start INFORMATION SUPPLIED

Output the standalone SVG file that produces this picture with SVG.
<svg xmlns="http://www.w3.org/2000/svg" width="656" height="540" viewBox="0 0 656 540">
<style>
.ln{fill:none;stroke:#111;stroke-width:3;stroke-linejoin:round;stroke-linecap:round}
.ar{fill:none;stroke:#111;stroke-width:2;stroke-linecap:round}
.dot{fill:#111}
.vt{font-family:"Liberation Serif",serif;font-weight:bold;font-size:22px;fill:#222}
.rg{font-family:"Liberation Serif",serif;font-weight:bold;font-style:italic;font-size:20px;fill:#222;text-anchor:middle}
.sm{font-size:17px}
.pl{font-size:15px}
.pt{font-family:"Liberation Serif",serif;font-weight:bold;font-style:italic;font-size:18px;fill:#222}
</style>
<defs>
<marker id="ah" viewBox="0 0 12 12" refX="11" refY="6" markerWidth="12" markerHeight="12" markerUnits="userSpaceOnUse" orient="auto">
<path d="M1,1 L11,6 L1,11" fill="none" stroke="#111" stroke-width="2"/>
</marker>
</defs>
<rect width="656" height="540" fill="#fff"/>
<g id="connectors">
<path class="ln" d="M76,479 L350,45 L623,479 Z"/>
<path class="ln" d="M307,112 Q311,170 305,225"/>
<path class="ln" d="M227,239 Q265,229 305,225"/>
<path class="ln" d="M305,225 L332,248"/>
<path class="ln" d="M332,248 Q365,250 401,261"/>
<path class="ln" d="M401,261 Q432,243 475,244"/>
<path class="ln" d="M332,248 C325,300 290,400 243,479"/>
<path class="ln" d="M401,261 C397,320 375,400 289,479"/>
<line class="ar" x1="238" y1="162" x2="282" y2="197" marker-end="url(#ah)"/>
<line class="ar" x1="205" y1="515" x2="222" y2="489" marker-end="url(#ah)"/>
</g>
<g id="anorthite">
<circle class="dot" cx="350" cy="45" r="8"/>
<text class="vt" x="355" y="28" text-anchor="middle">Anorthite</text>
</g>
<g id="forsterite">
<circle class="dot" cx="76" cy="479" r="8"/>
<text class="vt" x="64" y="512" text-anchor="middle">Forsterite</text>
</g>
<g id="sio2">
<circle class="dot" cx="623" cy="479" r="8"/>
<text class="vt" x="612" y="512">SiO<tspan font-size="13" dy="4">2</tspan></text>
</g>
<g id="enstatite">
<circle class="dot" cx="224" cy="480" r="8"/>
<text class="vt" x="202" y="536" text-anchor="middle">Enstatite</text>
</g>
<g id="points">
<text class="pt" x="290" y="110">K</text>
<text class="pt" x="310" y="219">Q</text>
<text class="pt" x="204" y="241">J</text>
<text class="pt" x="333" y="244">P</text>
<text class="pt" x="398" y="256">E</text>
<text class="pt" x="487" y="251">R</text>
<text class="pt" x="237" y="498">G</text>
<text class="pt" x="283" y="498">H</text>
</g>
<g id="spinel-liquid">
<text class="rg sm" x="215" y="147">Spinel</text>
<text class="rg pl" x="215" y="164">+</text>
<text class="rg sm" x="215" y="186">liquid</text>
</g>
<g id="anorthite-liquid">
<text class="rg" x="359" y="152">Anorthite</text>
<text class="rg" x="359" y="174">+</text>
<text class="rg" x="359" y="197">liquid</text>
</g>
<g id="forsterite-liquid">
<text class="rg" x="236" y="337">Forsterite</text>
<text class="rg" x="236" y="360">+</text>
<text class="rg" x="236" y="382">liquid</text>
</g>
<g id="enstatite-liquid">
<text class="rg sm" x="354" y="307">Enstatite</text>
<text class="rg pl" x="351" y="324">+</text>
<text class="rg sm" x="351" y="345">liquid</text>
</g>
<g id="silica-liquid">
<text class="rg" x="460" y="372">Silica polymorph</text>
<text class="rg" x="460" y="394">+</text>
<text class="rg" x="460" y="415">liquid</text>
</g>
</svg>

end INFORMATION SUPPLIED

The lines above should be duplicated exactly.

Output the standalone SVG file that produces this picture with SVG.
<svg xmlns="http://www.w3.org/2000/svg" width="656" height="540" viewBox="0 0 656 540">
<style>
.ln{fill:none;stroke:#111;stroke-width:3;stroke-linejoin:round;stroke-linecap:round}
.ar{fill:none;stroke:#111;stroke-width:2;stroke-linecap:round}
.dot{fill:#111}
.vt{font-family:"Liberation Serif",serif;font-weight:bold;font-size:22px;fill:#222}
.rg{font-family:"Liberation Serif",serif;font-weight:bold;font-style:italic;font-size:20px;fill:#222;text-anchor:middle}
.sm{font-size:17px}
.pl{font-size:15px}
.pt{font-family:"Liberation Serif",serif;font-weight:bold;font-style:italic;font-size:18px;fill:#222}
</style>
<defs>
<marker id="ah" viewBox="0 0 12 12" refX="11" refY="6" markerWidth="12" markerHeight="12" markerUnits="userSpaceOnUse" orient="auto">
<path d="M1,1 L11,6 L1,11" fill="none" stroke="#111" stroke-width="2"/>
</marker>
</defs>
<rect width="656" height="540" fill="#fff"/>
<g id="connectors">
<path class="ln" d="M76,479 L350,45 L623,479 Z"/>
<path class="ln" d="M307,112 Q311,170 305,225"/>
<path class="ln" d="M227,239 Q265,229 305,225"/>
<path class="ln" d="M305,225 L332,248"/>
<path class="ln" d="M332,248 Q365,250 401,261"/>
<path class="ln" d="M401,261 Q432,243 475,244"/>
<path class="ln" d="M332,248 C325,300 290,400 243,479"/>
<path class="ln" d="M401,261 C397,320 375,400 289,479"/>
<line class="ar" x1="238" y1="162" x2="282" y2="197" marker-end="url(#ah)"/>
<line class="ar" x1="205" y1="515" x2="222" y2="489" marker-end="url(#ah)"/>
</g>
<g id="anorthite">
<circle class="dot" cx="350" cy="45" r="8"/>
<text class="vt" x="355" y="28" text-anchor="middle">Anorthite</text>
</g>
<g id="forsterite">
<circle class="dot" cx="76" cy="479" r="8"/>
<text class="vt" x="64" y="512" text-anchor="middle">Forsterite</text>
</g>
<g id="sio2">
<circle class="dot" cx="623" cy="479" r="8"/>
<text class="vt" x="612" y="512">SiO<tspan font-size="13" dy="4">2</tspan></text>
</g>
<g id="enstatite">
<circle class="dot" cx="224" cy="480" r="8"/>
<text class="vt" x="202" y="536" text-anchor="middle">Enstatite</text>
</g>
<g id="points">
<text class="pt" x="290" y="110">K</text>
<text class="pt" x="310" y="219">Q</text>
<text class="pt" x="204" y="241">J</text>
<text class="pt" x="333" y="244">P</text>
<text class="pt" x="398" y="256">E</text>
<text class="pt" x="487" y="251">R</text>
<text class="pt" x="237" y="498">G</text>
<text class="pt" x="283" y="498">H</text>
</g>
<g id="spinel-liquid">
<text class="rg sm" x="215" y="147">Spinel</text>
<text class="rg pl" x="215" y="164">+</text>
<text class="rg sm" x="215" y="186">liquid</text>
</g>
<g id="anorthite-liquid">
<text class="rg" x="359" y="152">Anorthite</text>
<text class="rg" x="359" y="174">+</text>
<text class="rg" x="359" y="197">liquid</text>
</g>
<g id="forsterite-liquid">
<text class="rg" x="236" y="337">Forsterite</text>
<text class="rg" x="236" y="360">+</text>
<text class="rg" x="236" y="382">liquid</text>
</g>
<g id="enstatite-liquid">
<text class="rg sm" x="354" y="307">Enstatite</text>
<text class="rg pl" x="351" y="324">+</text>
<text class="rg sm" x="351" y="345">liquid</text>
</g>
<g id="silica-liquid">
<text class="rg" x="460" y="372">Silica polymorph</text>
<text class="rg" x="460" y="394">+</text>
<text class="rg" x="460" y="415">liquid</text>
</g>
</svg>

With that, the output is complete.